(226e) Optimal Artificial Neural Network Architecture Synthesis and Input Selection

Artificial neural networks (ANNs) have been obtaining increasing attention over the past decades both due to enhanced computing power and data availability. Classical and feedforward ANNs propagate the input information to the succeeding layers through linear and nonlinear operations, incorporating the elements of input vector with different weights. Traditionally, all elements of an ANN are combined in a fully connected sense. On the other hand,performance of ANNs is highly influenced by the selection of architecture and input variables, defined by hyper parameters such as the number of neurons in the hidden layer and connections between the network variables and inputs [1,2].

In this study, a mixed integer nonlinear programming (MINLP) formulation is proposed in order to simultaneously design and train a feedforward ANN in an optimal way by: i) detecting the ideal number of neurons, ii) synthesizing the optimal information flow between those neurons, inputs and outputs, iii) minimizing the covariance of the estimated parameters to ensure identifiable ANN architecture with eliminated overfitting and iv) selecting optimum input variables in a multi variable data set.

Unlike other approaches where hyper parameters and architecture are fixed, the hyper parameters are assigned as additional decision variables to take the existence/non-existence of neurons, inputs and their connections into account [3]. Moreover, this formulation minimizes both training error and parameter covariance.
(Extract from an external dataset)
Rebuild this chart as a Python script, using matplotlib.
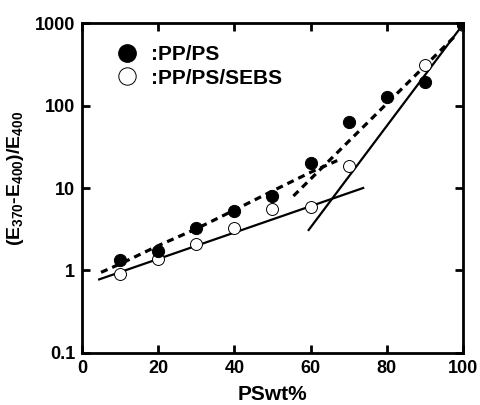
import numpy as np
import matplotlib
matplotlib.use("Agg")
import matplotlib.pyplot as plt
from matplotlib.lines import Line2D

plt.rcParams['font.family'] = ['Liberation Sans', 'DejaVu Sans']
plt.rcParams['font.weight'] = 'bold'
plt.rcParams['mathtext.fontset'] = 'custom'
plt.rcParams['mathtext.rm'] = 'Liberation Sans:bold'
plt.rcParams['mathtext.bf'] = 'Liberation Sans:bold'
plt.rcParams['mathtext.it'] = 'Liberation Sans:bold'
plt.rcParams['mathtext.default'] = 'bf'

# data
x_pps = [10, 20, 30, 40, 50, 60, 70, 80, 90, 100]
y_pps = [1.33, 1.7, 3.26, 5.2, 8.1, 20.2, 63, 126, 195, 960]
x_sebs = [10, 20, 30, 40, 50, 60, 70, 90, 100]
y_sebs = [0.9, 1.36, 2.1, 3.26, 5.6, 5.85, 18.4, 310, 950]

# guide lines
solid1_x = [4.5, 73.8]
solid1_y = [0.78, 10]
solid2_x = [59.5, 100]
solid2_y = [3.1, 960]
dash1_x = [5, 10, 20, 30, 40, 50, 60, 67]
dash1_y = [0.95, 1.2, 2.0, 3.2, 5.4, 9.2, 15.5, 21.5]
dash2_x = [55.5, 98]
dash2_y = [8, 700]

fig = plt.figure(figsize=(4.81, 4.05), dpi=100)
ax = fig.add_axes([0.1705, 0.1284, 0.792, 0.8148])

ax.plot(solid1_x, solid1_y, color='black', lw=1.6)
ax.plot(solid2_x, solid2_y, color='black', lw=1.6)
ax.plot(dash1_x, dash1_y, color='black', lw=2.3, dashes=(2.2, 1.6))
ax.plot(dash2_x, dash2_y, color='black', lw=2.3, dashes=(2.2, 1.6))

ax.plot(x_sebs, y_sebs, 'o', ms=8.6, mfc='white', mec='black', mew=0.7, zorder=3)
ax.plot(x_pps, y_pps, 'o', ms=8.8, mfc='black', mec='black', mew=0.7, zorder=4)

ax.set_yscale('log')
ax.set_xlim(0, 100)
ax.set_ylim(0.1, 1000)
ax.set_xticks([0, 20, 40, 60, 80, 100])
ax.set_yticks([0.1, 1, 10, 100, 1000])
ax.set_yticklabels(['0.1', '1', '10', '100', '1000'])
ax.minorticks_off()
ax.tick_params(direction='in', length=6, width=2, labelsize=13,
               top=True, right=True, pad=5)
for s in ax.spines.values():
    s.set_linewidth(2)

ax.set_xlabel('PSwt%', fontsize=15, fontweight='bold', labelpad=6)
ax.set_ylabel(r'(E$_{370}$-E$_{400}$)/E$_{400}$', fontsize=14,
              fontweight='bold')
ax.yaxis.set_label_coords(-0.148, 0.53)

handles = [Line2D([], [], ls='', marker='o', ms=12.5, mfc='black', mec='black'),
           Line2D([], [], ls='', marker='o', ms=12.5, mfc='white', mec='black', mew=0.7)]
leg = ax.legend(handles, [':PP/PS', ':PP/PS/SEBS'], loc='upper left',
                bbox_to_anchor=(0.035, 0.99), frameon=False, fontsize=15,
                handletextpad=0.55, labelspacing=0.22, handlelength=1.2)

fig.savefig('out.png', dpi=100)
Resulting MINLP problems are solved using a quasi-decomposition algorithm, composed of an outer integer programming problem and inner nonlinear programming problem. Results show that suggested approach yields an optimal ANN architecture with tighter prediction bounds and higher prediction accuracy in test performance compared to the traditional fully connected methods.
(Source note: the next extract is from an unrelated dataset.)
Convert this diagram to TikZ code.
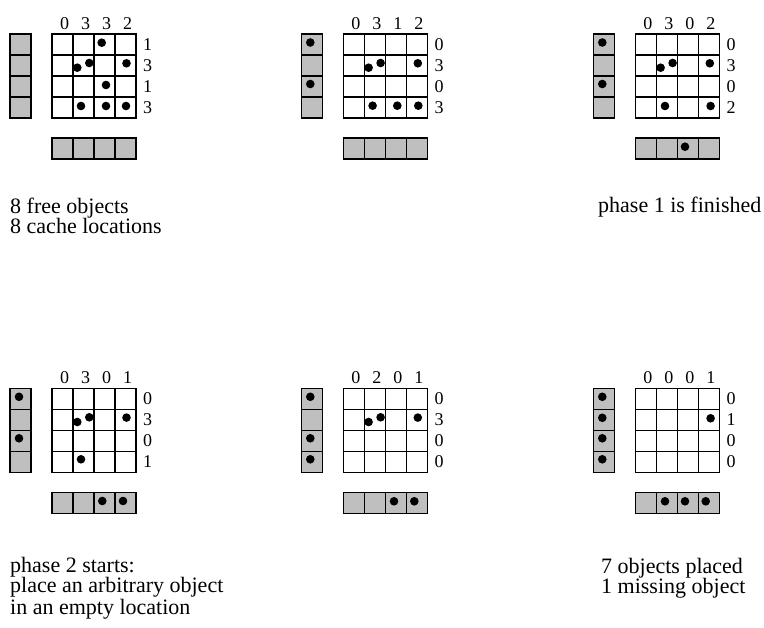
\documentclass[tikz,border=0pt]{standalone}
\usepackage{fontspec}
\setmainfont{Liberation Serif}
\definecolor{boxgray}{rgb}{0.75,0.75,0.75}
\tikzset{
  cellline/.style={line width=1.2pt, line cap=rect},
  lab/.style={font=\fontsize{18}{18}\selectfont, inner sep=0pt},
  txt/.style={font=\fontsize{22}{18.5}\selectfont, inner sep=0pt, anchor=base west, align=left},
  dotf/.style={fill=black}
}
\newcommand\gridpanel[5]{%
  \begin{scope}[shift={(#1,#2)}]
    \foreach \i in {0,...,4}{
      \draw[cellline] (\i*21,0) -- (\i*21,84);
      \draw[cellline] (0,\i*21) -- (84,\i*21);
    }
    \fill[boxgray] (-42,0) rectangle (-21,84);
    \foreach \i in {0,...,4} \draw[cellline] (-42,\i*21) -- (-21,\i*21);
    \draw[cellline] (-42,0) -- (-42,84) (-21,0) -- (-21,84);
    \fill[boxgray] (0,104) rectangle (84,125);
    \foreach \i in {0,...,4} \draw[cellline] (\i*21,104) -- (\i*21,125);
    \draw[cellline] (0,104) -- (84,104) (0,125) -- (84,125);
    \foreach \v [count=\k from 0] in {#3}
      \node[lab, anchor=base] (#5c\k) at (\k*21+12.5,-4.5) {\v};
    \foreach \v [count=\k from 0] in {#4}
      \node[lab, anchor=west] (#5r\k) at (91,\k*21+10.5) {\v};
  \end{scope}}
\newcommand\dotsat[3]{%
  \begin{scope}[shift={(#1,#2)}]
    \foreach \p in {#3} \fill[dotf] \p circle[radius=4.3];
  \end{scope}}
\begin{document}
\begin{tikzpicture}[x=1pt,y=-1pt]
  \useasboundingbox (0,0) rectangle (764,628);
  % panel 1
  \gridpanel{52}{34}{0,3,3,2}{1,3,1,3}{a}
  \dotsat{52}{34}{(49.7,8.7),(25.3,33.7),(37.3,29),(74.5,29.3),(54,51),(29,72),(54,72),(74,72)}
  % panel 2
  \gridpanel{343.3}{34}{0,3,1,2}{0,3,0,3}{b}
  \dotsat{343.3}{34}{(25.3,33.7),(37.3,29),(74.5,29.3),(29.3,71.7),(54,71.7),(75,71.7),(-33,8.5),(-33,50)}
  % panel 3
  \gridpanel{635.3}{34}{0,3,0,2}{0,3,0,2}{c}
  \dotsat{635.3}{34}{(25.3,33.7),(37.3,29),(74.5,29.3),(29.7,72),(75.3,72),(-33,8.5),(-33,50),(49.7,112.7)}
  % panel 4
  \gridpanel{52}{388.3}{0,3,0,1}{0,3,0,1}{d}
  \dotsat{52}{388.3}{(25.3,33.7),(37.3,29),(74.5,29.3),(29,71),(-33,8.5),(-33,50),(50.3,112.7),(71,112.7)}
  % panel 5
  \gridpanel{343.3}{388.3}{0,2,0,1}{0,3,0,0}{e}
  \dotsat{343.3}{388.3}{(25.3,33.7),(37.3,29),(74.5,29.3),(-33,8.5),(-33,50),(-33,71),(50.7,113),(71,113)}
  % panel 6
  \gridpanel{635.3}{388.3}{0,0,0,1}{0,1,0,0}{f}
  \dotsat{635.3}{388.3}{(75.3,30),(-33,8.5),(-33,29.5),(-33,50),(-33,71),(29.7,113),(49.7,113),(70.4,113)}
  % texts
  \node[txt] (t1) at (10,234) {8 free objects\\8 cache locations};
  \node[txt] (t3) at (598,213) {phase 1 is finished};
  \node[txt] (t4) at (10,614) {phase 2 starts:\\place an arbitrary object\\in an empty location};
  \node[txt] (t7) at (601,594) {7 objects placed\\1 missing object};
\end{tikzpicture}
\end{document}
Keywords: Artificial Neural Networks; Error Propagation; Mixed Integer Nonlinear Programming; Optimal Input Selection; Parameter Uncertainty

References:

1) Dua, V. (2010). A mixed-integer programming approach for optimal configuration of artificial neural networks. Chemical Engineering Research and Design, 88(1), 55-60.

2) Dua, V. (2006). Optimal configuration of artificial neural networks. In Computer Aided Chemical Engineering (Vol. 21, pp. 1599-1604). Elsevier.

3) Sildir, H., Aydin, E., & Kavzoglu, T. (2020). Design of feedforward neural networks in the classification of hyperspectral imagery using superstructural optimization. Remote Sensing, 12(6), 956.